- IATA: CEW; ICAO: KCEW; FAA LID: CEW;

Summary
- Airport type: Public use
- Owner: Okaloosa County, Florida
- Operator: Tracy Stage, Manager
- Serves: Crestview, Florida
- Location: Okaloosa County, Florida
- Elevation AMSL: 213 ft (65 m)
- Website: Bob Sikes Airport Website
- Interactive map of Bob Sikes Airport

Runways
| Direction | Length |  | Surface |
| ft | m |
| 17/35 | 8,005 | 2,440 | Asphalt |

Statistics (2000)
- Aircraft operations: 48,600
- Based aircraft: 49
- Source: Federal Aviation Administration

= Bob Sikes Airport =

Bob Sikes Airport , named for Robert L. F. Sikes, is a public-use airport located 3 mi northeast of the central business district of the city of Crestview in Okaloosa County, Florida, United States. The airport is publicly owned and supports a mix of general aviation and aerospace corporations performing modification work on military aircraft.
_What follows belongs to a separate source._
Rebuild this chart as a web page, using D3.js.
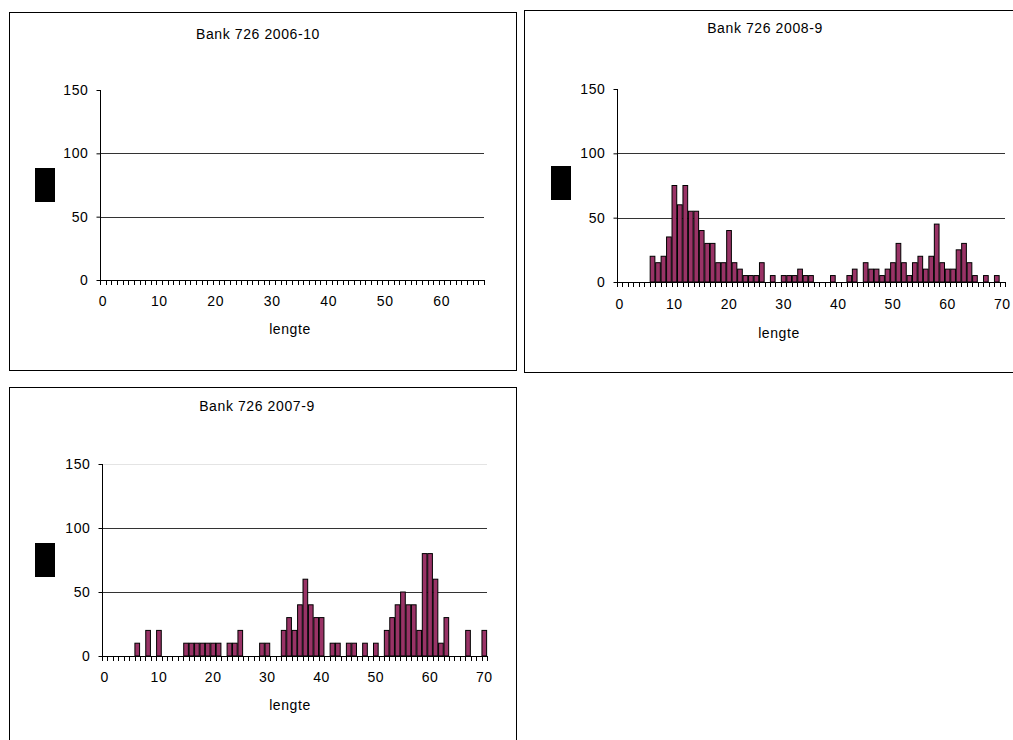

The airport sees frequent military training use by aircraft based at Eglin AFB, Duke Field, Hurlburt Field, NAS Pensacola, NAS Whiting Field and Fort Novosel.

In September 2022, Gulf Air Group announced a $16 million expansion project for the airport that would include the construction of a new aircraft hangar complex. This facility would serve as the maintenance hub for the company's operations.